My work is changing too, and because of that I’m looking more closely at how much I spend.
To save paying £4.25 every time to swim at my local pool, the King Alfred, after 10 years of living in Hove I finally wake up to an open secret: the sea's at the bottom of the road, and it’s free.
Apart from the exercise, I’m finding swimming in the sea puts me in touch with wildness in a way that’s often more raw and visceral than being in the woods.
And whereas the pool is sanitised, chlorinated, safe, the sea is wild, untamed, and unpredictable. There are tides and waves. It’s different every day.
And it’s on my doorstep.
They say being close to the sea puts us in touch with our unconscious. That makes sense to me. I'm slowly starting to get over my irrational fears… of sharks (there are none here), and of the unknown, imaginary things that my mind says are lurking unseen beneath the surface.
I love it most when the sea’s a bit choppy, it's much more fun, but I’m not confident to swim out that far yet.

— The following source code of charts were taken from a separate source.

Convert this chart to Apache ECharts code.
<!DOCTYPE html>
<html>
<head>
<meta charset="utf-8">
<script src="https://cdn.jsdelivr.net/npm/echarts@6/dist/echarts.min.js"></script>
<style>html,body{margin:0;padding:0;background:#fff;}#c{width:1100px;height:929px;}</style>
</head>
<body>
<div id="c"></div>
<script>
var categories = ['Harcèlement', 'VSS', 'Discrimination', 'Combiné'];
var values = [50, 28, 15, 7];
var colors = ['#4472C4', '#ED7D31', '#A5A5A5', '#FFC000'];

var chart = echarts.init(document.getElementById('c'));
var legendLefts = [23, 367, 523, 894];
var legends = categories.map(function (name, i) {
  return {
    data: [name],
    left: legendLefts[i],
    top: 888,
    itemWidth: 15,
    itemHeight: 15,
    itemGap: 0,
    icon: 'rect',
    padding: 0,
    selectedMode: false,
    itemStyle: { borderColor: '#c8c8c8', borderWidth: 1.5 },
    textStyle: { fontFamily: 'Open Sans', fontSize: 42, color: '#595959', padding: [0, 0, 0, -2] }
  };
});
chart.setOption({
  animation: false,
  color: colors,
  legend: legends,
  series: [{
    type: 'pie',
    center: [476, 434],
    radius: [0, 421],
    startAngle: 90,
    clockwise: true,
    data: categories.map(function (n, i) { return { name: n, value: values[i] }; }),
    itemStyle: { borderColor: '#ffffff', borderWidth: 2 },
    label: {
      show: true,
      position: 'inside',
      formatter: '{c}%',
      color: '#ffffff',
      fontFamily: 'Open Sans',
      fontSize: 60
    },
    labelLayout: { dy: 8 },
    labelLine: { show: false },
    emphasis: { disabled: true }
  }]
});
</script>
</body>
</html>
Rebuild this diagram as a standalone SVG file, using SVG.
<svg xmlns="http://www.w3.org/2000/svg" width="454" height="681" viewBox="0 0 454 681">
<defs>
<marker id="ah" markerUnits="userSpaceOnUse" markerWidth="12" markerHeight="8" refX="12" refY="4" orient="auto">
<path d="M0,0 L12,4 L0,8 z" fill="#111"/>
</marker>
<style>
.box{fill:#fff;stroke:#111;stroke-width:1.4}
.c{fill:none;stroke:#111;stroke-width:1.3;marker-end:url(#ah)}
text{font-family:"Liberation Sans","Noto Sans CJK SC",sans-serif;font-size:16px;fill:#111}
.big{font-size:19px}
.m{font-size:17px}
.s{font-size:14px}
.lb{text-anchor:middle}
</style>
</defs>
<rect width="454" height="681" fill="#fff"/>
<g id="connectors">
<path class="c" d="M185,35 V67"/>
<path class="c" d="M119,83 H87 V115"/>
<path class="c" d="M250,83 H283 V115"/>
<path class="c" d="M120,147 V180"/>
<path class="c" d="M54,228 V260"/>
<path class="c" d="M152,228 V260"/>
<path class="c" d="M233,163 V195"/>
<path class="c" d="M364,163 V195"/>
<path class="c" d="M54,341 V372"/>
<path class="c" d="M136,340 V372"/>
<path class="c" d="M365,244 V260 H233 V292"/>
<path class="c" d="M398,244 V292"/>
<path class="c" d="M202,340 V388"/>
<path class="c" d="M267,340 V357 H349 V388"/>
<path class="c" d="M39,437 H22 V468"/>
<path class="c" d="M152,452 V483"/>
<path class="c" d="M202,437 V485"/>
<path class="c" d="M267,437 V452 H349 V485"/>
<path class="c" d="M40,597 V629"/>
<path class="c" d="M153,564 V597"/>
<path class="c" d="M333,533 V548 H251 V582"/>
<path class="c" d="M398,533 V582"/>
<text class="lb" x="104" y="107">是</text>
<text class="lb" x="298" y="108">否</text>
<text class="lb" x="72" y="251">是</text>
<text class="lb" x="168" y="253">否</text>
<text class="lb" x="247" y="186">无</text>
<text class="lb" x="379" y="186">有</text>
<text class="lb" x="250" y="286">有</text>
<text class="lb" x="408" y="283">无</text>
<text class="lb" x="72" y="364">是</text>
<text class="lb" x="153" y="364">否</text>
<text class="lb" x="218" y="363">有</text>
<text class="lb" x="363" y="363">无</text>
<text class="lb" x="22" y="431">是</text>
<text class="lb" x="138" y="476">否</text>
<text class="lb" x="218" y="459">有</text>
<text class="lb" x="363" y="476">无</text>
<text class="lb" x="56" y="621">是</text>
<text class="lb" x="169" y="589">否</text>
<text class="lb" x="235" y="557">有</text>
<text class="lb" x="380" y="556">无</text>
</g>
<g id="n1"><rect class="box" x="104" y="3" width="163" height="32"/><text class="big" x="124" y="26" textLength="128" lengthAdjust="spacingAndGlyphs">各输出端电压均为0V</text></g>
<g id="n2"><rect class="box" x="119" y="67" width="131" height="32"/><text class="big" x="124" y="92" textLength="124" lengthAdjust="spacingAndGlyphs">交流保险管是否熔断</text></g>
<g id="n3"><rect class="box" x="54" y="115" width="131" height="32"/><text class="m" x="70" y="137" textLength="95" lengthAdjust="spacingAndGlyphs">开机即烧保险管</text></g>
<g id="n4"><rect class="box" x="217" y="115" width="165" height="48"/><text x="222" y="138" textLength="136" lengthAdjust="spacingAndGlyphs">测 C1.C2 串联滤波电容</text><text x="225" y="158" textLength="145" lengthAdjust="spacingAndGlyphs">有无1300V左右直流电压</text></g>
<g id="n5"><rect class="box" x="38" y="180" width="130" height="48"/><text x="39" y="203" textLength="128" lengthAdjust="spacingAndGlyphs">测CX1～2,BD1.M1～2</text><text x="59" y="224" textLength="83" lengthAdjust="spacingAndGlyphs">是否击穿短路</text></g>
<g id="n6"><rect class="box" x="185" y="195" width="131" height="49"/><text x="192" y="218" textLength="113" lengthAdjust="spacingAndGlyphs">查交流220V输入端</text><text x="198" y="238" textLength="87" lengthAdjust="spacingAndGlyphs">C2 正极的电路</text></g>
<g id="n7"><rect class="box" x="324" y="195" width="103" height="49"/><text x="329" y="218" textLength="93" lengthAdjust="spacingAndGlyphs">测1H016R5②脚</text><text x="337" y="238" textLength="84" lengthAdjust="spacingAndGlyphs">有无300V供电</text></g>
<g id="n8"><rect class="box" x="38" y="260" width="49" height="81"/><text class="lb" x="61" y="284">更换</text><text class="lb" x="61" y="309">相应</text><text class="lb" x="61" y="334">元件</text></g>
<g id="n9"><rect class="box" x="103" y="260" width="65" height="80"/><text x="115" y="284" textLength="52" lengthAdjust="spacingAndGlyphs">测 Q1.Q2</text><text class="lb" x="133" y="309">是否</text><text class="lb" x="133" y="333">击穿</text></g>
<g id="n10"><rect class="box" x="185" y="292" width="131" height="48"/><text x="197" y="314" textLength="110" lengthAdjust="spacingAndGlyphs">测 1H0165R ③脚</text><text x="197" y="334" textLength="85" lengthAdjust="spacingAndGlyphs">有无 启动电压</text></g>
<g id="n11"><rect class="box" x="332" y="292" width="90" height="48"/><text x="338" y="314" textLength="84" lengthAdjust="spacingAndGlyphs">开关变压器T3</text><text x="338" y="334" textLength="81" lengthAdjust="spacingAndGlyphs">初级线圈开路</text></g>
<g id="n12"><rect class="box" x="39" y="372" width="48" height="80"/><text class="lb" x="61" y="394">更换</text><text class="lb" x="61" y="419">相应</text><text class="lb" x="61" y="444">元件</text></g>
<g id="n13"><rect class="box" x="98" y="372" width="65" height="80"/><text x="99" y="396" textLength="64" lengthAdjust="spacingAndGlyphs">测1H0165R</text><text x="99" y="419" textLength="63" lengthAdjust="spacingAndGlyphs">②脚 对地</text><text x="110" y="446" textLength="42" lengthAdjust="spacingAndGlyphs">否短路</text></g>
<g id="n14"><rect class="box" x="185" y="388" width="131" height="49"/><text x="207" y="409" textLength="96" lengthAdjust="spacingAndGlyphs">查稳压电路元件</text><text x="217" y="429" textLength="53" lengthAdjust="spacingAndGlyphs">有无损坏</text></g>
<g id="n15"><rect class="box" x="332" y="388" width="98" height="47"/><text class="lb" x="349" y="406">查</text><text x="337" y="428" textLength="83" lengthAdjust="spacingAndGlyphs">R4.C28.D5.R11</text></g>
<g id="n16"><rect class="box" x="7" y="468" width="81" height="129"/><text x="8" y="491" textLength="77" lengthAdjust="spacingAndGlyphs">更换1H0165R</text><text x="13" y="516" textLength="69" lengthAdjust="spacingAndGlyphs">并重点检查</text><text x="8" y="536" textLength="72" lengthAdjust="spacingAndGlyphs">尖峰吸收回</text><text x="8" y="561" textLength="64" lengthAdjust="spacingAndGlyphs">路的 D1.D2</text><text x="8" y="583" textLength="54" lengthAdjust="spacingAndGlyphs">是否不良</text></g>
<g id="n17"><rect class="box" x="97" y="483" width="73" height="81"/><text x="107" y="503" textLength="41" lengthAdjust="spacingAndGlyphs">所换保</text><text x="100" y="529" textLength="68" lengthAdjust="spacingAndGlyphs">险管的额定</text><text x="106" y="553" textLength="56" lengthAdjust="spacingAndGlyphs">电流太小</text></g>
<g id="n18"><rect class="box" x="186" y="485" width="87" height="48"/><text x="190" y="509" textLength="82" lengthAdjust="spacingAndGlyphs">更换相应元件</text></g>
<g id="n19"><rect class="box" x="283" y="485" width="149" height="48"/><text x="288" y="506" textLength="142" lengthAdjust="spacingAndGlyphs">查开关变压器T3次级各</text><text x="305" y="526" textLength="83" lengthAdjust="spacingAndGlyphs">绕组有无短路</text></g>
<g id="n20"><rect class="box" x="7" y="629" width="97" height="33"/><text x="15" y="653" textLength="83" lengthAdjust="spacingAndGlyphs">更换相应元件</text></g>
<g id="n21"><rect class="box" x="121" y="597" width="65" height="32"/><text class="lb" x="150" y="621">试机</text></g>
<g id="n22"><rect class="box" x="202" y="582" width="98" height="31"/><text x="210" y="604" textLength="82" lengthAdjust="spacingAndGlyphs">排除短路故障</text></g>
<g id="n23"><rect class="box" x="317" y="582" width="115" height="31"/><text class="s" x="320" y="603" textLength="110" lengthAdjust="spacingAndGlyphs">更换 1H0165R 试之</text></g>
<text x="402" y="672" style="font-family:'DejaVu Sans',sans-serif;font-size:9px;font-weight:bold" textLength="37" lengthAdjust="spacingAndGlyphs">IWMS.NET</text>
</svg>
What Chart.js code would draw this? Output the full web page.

So I’m really looking forward to the session we’re running on Embodied Wild Swimming. It’s an opportunity to explore my psyche, my awareness in the sea and increase my confidence.
It's 18 degrees in the water here right now. And as a lifeguard said to me the other day - it’s still getting warmer. Subtext: you don’t really need a wetsuit.
I'm still going to wear it though: it feels safer (and sexier) with it on.
Wherever you are in the world, the sea connects us all, I hope you’ll join me for a swim in it. Wetsuit or not.